While Libyan Islamists found haven in Afghanistan in the 1990s, and some linked up with Al Qaeda – senior Al Qaeda planner Atiyah Abd al-Rahman, killed by the US in Pakistan last month, was ex-LIFG – most fled Afghanistan soon after the 9/11 attacks, wanting nothing to do with the fight Al Qaeda had picked with the US. The group's leaders in exile in Afghanistan also took issue with what they say was Al Qaeda's high-handed treatment of the Afghan Taliban by the Arab fighters. If the US had evidence that men like Belhadj had participated in attacks on US interests, it hasn't shared it, and probably wouldn't have sent them to Libya if they had had any such evidence.

The Libyan group officials say they felt it was in Afghanistan to build its strength to a point where it could finally go home and change the country. Al Qaeda's grandiose and utopian desire for a global caliphate didn't appeal to them, as they were largely focused on the struggle against Qaddafi and a desire to bring religious law to Libya. Nor did Al Qaeda's excesses in murdering civilians resonate with the Libyans. In reading about the group's history, leaders like Belhadj come across as practical in their focus on matters at home.

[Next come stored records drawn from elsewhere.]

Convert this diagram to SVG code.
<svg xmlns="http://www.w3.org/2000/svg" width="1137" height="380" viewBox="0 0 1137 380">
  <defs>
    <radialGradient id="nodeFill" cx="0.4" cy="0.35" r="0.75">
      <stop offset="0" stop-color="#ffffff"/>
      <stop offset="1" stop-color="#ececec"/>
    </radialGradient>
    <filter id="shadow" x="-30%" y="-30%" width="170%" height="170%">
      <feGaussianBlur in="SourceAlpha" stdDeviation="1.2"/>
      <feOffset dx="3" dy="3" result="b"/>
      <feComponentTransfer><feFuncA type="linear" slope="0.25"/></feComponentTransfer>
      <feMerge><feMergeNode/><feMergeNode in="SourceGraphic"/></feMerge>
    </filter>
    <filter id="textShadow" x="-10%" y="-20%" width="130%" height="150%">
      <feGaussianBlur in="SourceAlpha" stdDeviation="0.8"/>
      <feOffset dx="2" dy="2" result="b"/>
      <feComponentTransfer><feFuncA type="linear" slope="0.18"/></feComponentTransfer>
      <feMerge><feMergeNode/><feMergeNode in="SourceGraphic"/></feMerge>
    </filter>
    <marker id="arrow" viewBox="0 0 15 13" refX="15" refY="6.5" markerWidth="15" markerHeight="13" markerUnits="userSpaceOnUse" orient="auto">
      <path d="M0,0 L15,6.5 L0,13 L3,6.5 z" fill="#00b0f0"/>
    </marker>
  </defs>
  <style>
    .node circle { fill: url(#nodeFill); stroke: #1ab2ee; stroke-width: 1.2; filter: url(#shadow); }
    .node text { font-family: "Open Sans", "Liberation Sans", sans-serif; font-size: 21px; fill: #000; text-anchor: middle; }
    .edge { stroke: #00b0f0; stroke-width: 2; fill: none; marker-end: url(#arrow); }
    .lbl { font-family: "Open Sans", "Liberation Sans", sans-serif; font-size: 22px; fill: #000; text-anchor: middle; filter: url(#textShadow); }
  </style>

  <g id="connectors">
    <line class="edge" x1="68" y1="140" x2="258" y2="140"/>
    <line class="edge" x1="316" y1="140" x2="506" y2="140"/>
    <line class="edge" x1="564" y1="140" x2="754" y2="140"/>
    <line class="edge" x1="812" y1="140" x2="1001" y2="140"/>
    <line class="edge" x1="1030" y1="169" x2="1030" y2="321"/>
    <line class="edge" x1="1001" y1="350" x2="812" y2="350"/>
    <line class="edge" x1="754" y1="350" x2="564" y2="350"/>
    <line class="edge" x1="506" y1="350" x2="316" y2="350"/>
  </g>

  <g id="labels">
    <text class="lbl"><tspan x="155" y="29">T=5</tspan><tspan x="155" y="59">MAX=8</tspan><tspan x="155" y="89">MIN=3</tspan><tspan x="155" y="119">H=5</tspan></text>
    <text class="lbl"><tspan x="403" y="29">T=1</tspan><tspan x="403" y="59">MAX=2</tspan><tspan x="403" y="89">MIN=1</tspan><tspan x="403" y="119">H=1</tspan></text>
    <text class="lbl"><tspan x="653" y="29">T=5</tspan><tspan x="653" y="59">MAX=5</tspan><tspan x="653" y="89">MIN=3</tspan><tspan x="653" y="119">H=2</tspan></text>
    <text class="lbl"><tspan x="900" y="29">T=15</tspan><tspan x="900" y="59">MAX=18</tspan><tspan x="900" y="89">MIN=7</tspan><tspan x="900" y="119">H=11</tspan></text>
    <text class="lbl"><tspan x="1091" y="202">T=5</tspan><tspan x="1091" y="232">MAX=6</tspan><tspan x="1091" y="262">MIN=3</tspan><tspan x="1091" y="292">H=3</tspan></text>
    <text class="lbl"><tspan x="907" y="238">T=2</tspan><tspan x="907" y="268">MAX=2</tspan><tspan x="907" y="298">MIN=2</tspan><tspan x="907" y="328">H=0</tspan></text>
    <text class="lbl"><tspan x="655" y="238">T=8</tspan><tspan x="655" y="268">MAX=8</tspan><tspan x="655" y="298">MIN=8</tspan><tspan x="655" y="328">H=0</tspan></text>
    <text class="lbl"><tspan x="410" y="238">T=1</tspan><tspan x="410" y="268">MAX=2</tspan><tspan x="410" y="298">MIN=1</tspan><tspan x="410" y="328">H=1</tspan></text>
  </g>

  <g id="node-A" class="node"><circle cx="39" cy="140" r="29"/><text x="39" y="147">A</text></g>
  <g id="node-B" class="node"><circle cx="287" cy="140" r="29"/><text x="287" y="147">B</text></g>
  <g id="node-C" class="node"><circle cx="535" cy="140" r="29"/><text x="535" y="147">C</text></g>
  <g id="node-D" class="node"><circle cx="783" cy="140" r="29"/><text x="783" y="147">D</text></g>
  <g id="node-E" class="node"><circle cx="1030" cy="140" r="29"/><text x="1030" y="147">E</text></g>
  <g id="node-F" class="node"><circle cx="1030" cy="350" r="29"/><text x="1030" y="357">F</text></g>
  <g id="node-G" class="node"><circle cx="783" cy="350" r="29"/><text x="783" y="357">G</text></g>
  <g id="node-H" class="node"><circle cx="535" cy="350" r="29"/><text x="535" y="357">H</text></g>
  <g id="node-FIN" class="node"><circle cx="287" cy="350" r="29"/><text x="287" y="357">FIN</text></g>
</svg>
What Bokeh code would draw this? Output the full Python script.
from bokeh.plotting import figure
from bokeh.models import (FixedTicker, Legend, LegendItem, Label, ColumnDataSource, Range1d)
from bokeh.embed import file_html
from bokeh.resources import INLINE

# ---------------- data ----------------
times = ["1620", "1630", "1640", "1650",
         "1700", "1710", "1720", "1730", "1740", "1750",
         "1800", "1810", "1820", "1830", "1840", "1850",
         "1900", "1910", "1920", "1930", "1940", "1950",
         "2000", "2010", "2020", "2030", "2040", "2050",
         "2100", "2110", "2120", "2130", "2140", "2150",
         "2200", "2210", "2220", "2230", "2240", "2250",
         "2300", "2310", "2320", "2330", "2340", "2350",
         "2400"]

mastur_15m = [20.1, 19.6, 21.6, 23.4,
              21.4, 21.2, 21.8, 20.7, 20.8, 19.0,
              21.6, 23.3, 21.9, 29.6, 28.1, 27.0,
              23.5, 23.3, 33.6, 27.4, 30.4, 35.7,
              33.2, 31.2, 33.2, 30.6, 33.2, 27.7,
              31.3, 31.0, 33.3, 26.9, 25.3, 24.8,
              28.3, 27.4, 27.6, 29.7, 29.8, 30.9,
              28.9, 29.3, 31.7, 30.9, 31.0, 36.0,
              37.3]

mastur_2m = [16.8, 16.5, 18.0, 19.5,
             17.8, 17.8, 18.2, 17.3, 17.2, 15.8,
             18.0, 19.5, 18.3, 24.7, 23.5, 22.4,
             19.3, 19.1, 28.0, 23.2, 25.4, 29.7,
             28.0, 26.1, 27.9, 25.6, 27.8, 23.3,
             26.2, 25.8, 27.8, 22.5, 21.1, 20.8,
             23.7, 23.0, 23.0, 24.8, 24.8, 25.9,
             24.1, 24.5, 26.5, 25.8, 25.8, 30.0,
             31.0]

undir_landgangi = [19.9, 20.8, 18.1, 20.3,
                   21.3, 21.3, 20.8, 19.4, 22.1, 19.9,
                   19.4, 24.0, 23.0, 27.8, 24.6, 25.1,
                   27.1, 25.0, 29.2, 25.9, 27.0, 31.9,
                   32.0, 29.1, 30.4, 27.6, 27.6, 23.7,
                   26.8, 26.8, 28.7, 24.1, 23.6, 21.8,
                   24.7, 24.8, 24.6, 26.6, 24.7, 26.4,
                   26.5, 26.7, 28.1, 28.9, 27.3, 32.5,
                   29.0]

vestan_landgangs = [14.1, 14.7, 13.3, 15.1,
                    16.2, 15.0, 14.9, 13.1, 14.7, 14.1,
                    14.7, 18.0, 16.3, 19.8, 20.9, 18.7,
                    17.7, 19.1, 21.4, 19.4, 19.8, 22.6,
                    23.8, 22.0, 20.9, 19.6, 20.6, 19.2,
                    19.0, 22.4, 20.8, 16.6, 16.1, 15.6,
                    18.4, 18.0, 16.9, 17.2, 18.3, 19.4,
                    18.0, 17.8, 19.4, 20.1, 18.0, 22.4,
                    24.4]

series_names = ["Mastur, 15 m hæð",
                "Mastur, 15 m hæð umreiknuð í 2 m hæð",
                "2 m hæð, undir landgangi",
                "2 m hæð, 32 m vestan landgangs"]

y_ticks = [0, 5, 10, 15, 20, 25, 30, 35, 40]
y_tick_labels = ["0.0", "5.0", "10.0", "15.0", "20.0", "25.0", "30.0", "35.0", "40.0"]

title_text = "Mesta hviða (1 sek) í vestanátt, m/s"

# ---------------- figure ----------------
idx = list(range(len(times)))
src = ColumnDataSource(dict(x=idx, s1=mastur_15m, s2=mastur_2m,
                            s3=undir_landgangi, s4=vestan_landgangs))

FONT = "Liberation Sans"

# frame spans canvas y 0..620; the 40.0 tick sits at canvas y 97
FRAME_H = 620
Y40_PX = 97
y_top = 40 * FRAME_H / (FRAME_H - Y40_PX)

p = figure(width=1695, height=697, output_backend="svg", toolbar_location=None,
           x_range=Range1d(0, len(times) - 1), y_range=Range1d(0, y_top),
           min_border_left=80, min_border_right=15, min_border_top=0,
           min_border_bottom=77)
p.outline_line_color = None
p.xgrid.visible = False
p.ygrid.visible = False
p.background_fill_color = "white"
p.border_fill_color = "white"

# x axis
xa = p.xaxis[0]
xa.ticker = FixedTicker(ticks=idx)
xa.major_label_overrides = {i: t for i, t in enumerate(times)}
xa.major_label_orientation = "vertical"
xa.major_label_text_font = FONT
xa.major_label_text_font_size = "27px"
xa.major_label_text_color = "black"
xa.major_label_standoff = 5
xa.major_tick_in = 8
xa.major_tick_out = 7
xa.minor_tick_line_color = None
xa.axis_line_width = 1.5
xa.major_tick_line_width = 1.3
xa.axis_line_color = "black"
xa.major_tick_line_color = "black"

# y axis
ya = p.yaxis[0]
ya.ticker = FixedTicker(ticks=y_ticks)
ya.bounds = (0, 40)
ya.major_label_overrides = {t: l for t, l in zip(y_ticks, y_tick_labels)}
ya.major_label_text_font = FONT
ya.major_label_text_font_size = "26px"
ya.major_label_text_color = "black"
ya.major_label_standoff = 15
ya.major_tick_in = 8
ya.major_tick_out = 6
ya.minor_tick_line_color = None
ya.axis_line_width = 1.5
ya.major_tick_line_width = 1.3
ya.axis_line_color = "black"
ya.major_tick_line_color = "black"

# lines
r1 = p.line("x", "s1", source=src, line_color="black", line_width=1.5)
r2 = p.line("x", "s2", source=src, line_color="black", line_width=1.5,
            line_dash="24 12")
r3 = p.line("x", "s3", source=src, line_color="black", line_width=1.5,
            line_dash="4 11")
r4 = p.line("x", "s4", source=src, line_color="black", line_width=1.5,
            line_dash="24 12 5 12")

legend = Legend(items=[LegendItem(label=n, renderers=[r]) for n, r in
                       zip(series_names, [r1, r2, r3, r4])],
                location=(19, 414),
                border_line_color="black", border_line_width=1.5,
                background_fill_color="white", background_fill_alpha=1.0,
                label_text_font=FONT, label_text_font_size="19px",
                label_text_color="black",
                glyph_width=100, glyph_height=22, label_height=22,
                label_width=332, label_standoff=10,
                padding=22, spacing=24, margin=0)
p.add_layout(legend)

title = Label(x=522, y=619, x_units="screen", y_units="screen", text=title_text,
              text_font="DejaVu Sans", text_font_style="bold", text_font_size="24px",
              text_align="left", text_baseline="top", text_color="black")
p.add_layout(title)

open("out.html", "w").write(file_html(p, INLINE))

Does this mean they're all sweetness and light? No. Belhadj and many others like them would clearly like Islam to be a central focus in the new Libya. He is reported to have argued for Islam to be described as "the" source of legislation in a draft constitution written by the NTC, though he lost out to others who wanted the more typical phrasing for Arab countries of "a source of legislation."

Is Islam going to play a greater role in Libya's politics than it did under Qaddafi? Almost certainly, if Libya's people are allowed a voice in choosing their own laws and leaders. As in Egypt, Islam is the most powerful cultural force in society, and Islamist groups, peaceful and otherwise, were viciously suppressed by Qaddafi.

That may be disconcerting to some in the West. But the alternative to these sentiments being politically expressed is dictatorship, which was what led to the creation of violent Islamist groups like the LIFG in the first place.

Mr. Hasadi, ex-LIFG and a rebel commander in the eastern city of Derna, told me in March that 9/11 was a "tragedy" and that "we completely reject attacks on civilians." He did, however, support attacks on US forces in Iraq and Afghanistan, saying that amounted to legitimate resistance against occupying forces.

“It feels a little funny,” he said then, recounting the dissonant moment when he realized NATO was fighting on his side. “We all saw the [French] planes on Al Jazeera when they started [bombing Qaddafi’s positions]. We were cheering them. We really have to thank [French President Nicolas] Sarkozy and Obama.”